Abu Bakar Ba'asyir, who fled to Malaysia, returned home to lead the Jemaah Islamiya, with the aim of setting up an Islamic state in Indonesia. Inspired by Hasan al-Banna, founder of Egypt's Muslim Brotherhood, he preached jihad as the means to that end. Later falling under the influence of al Qaeda, the JI went international. Malaysia and Singapore say it is the aim of Jemaah Islamiya, to set up an Islamic state in Southeast Asia covering Malaysia, Indonesia, Singapore and the southern Philippines. They accuse the Megawati government of being soft on the group because Ba'asyir has sympathizers in her government.
In December 2001, three months after the Sept. 11 attacks on the World Trade Center and Pentagon, the Singapore authorities arrested fifteen Muslim extremists suspected of acting for al-Qaida. Thirteen were identified as members of the JI, of whom eight were trained in Afghanistan camps.
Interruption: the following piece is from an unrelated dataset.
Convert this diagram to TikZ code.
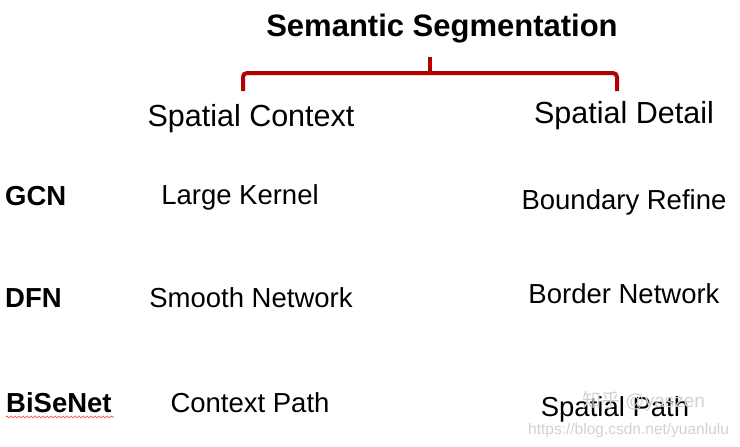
\documentclass[tikz,border=0pt]{standalone}
\usepackage{fontspec}
\setmainfont{Liberation Sans}
\newfontfamily\cjk{Noto Sans CJK SC}
\usetikzlibrary{decorations.pathmorphing}

\begin{document}
\begin{tikzpicture}[x=1pt,y=-1pt]
                        \tikzstyle{title}=[font=\fontsize{31}{34}\selectfont\bfseries, anchor=base]
                        \tikzstyle{head}=[font=\fontsize{30.5}{34}\selectfont, anchor=base]
                        \tikzstyle{net}=[font=\fontsize{27.5}{31}\selectfont\bfseries, anchor=base west, inner sep=0pt]
                        \tikzstyle{cell}=[font=\fontsize{27.5}{31}\selectfont, anchor=base]
                        \tikzstyle{wmark}=[text=black!18, inner sep=0pt, anchor=base west]
                        \useasboundingbox (0,0) rectangle (740,447);
                        % title and bracket
                        \node[title] (seg) at (442,37) {Semantic Segmentation};
                        \draw[red!70!black, line width=4pt, rounded corners=4pt]
                            (243,91) -- (243,73) -- (617,73) -- (617,91);
                        \draw[red!70!black, line width=4pt] (430,73) -- (430,57);
                        % column heads
                        \node[head] (ctx) at (251,126) {Spatial Context};
                        \node[head] (det) at (624,123) {Spatial Detail};
                        % rows
                        \node[net] (gcn) at (5,205) {GCN};
                        \node[net] (dfn) at (5,307) {DFN};
                        \node[net] (bis) at (6,412) {BiSeNet};
                        \node[cell] (lk) at (240,204) {Large Kernel};
                        \node[cell] (sn) at (251,307) {Smooth Network};
                        \node[cell] (cp) at (250,412) {Context Path};
                        \node[cell] (br) at (624,209) {Boundary Refine};
                        \node[cell] (bn) at (624,303) {Border Network};
                        \node[cell] (sp) at (615,416) {Spatial Path};
                        % spell check line
                        \draw[red!80, line width=0.7pt, decorate,
                            decoration={snake, amplitude=1pt, segment length=4pt}]
                            (bis.base west) ++(0,5) -- ++(108,0);
                        % watermark
                        \node[wmark, font=\fontsize{19}{22}\selectfont] (zh) at (582,407) {{\cjk 知乎} @yaszen};
                        \node[wmark, font=\fontsize{15.5}{18}\selectfont] (url) at (528,434) {https://blog.csdn.net/yuanlulu};
                    \end{tikzpicture}
\end{document}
They were alleged to be plotting to bomb a bus ferrying U.S. troops and U.S. naval vessels docked in Singapore.
Singapore senior minister Lee Kuan Yew stated in May that interrogation of the suspects had disclosed their links to Abu Bakar Ba'asyir and the JI.
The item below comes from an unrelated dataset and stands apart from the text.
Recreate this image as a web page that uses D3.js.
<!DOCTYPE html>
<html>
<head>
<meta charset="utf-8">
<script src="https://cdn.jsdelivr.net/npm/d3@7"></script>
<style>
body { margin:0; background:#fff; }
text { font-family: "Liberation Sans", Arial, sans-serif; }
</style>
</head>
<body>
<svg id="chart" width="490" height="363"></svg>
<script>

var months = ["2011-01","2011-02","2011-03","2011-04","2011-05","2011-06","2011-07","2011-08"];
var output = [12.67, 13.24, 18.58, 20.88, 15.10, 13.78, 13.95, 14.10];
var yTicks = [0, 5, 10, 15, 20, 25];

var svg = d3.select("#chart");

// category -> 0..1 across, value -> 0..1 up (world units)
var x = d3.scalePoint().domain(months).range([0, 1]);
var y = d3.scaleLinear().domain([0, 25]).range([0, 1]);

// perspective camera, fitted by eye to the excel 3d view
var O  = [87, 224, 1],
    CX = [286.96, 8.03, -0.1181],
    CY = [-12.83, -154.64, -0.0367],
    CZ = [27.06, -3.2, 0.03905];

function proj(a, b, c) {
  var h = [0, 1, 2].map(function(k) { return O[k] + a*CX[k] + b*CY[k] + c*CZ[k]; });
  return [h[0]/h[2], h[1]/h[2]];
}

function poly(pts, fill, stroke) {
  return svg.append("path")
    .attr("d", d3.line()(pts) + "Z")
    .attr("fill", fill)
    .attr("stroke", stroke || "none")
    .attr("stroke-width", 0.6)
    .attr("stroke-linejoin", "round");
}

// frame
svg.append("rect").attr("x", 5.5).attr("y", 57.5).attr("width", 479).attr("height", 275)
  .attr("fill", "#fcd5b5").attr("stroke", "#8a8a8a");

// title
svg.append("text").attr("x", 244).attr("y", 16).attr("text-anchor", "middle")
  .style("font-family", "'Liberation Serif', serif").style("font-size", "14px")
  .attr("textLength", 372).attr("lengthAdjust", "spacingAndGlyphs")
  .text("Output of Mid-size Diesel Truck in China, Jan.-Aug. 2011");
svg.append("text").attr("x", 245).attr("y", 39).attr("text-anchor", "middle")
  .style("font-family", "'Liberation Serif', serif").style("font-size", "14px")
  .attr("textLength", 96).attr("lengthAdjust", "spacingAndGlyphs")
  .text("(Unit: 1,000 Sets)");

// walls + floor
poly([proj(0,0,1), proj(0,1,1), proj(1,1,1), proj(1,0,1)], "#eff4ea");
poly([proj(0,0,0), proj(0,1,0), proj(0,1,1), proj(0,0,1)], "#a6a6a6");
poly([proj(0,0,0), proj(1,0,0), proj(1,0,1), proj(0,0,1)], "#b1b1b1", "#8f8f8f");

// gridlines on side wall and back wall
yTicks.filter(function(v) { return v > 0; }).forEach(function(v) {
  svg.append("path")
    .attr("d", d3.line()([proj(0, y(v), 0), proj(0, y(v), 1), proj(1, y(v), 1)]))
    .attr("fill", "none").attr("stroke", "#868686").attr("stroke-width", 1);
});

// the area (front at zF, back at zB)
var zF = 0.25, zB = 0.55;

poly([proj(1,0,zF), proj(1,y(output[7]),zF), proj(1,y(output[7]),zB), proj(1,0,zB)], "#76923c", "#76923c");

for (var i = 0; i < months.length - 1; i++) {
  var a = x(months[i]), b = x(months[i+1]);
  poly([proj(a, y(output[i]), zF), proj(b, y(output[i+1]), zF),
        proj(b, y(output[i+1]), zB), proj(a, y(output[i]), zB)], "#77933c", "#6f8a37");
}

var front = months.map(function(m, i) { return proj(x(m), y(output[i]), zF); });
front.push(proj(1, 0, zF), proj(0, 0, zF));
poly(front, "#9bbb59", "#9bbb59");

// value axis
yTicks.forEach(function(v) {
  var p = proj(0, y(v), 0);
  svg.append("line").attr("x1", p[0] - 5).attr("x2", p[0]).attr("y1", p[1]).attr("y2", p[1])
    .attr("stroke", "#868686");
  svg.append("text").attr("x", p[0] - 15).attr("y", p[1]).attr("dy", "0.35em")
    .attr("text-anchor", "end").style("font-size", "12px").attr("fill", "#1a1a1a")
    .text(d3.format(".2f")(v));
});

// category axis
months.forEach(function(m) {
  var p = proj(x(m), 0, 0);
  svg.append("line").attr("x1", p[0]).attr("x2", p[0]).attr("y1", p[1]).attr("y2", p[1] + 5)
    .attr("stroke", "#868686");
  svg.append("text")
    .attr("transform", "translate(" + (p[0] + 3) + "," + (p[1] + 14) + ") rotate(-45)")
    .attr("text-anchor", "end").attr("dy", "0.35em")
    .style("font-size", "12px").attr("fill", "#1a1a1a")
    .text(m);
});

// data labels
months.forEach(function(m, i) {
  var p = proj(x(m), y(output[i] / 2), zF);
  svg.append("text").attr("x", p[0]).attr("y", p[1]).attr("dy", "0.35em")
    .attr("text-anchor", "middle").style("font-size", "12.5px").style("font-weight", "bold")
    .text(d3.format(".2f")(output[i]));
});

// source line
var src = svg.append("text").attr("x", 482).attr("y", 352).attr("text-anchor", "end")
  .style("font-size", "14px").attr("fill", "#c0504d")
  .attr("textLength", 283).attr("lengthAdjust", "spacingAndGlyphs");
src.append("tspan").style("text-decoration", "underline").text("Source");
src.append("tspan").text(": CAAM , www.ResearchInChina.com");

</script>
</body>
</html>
One of Ba'asyir's closest associates, Abu Jibril aka Fihiruddin is believed to be the financial bagman for al-Qaida in the region. Another, Hambali, also known as Nurjaman, described by Lee as Ba'asyir's senior lieutenant, has been linked to a wave of bombings in Indonesia in December 2000 and attacks in Manila. Suspected of direct links with al-Qaida, his current whereabouts are unknown. ...
The government in Jakarta was warned by Washington that terrorist attacks were brewing. Australian officials, confirming this, furiously accused Indonesia Sunday night of ignoring warnings and a failure of intelligence.
Three quarters of the Bali victims were foreigners – the largest group Australian. Among the hundreds missing were members of the Australian, Singaporean and Hong Kong rugby teams. ...
Not only the U.S. and Australia, but neighboring Malaysia and Singapore charged that the Islamic militant group Jemaah Islamiya is linked to al-Qaida and was planning terrorist attacks. Ba'asyir does not hide his admiration for bin Laden, but denies any terror connections.
Two weeks ago, he threatened to sue Time Magazine for defamation after it linked him to terrorist activities. He lives openly in Indonesia because the government says it has no evidence against him. Last week, the U.S. ambassador to Indonesia warned he would withdraw embassy staff unless security was improved, after a grenade explosion near the embassy residence on September 23.
After the Bali bombings, [the] U.S. government began considering scaling down its presence in Indonesia, advising Americans to consider whether their presence in the country is essential."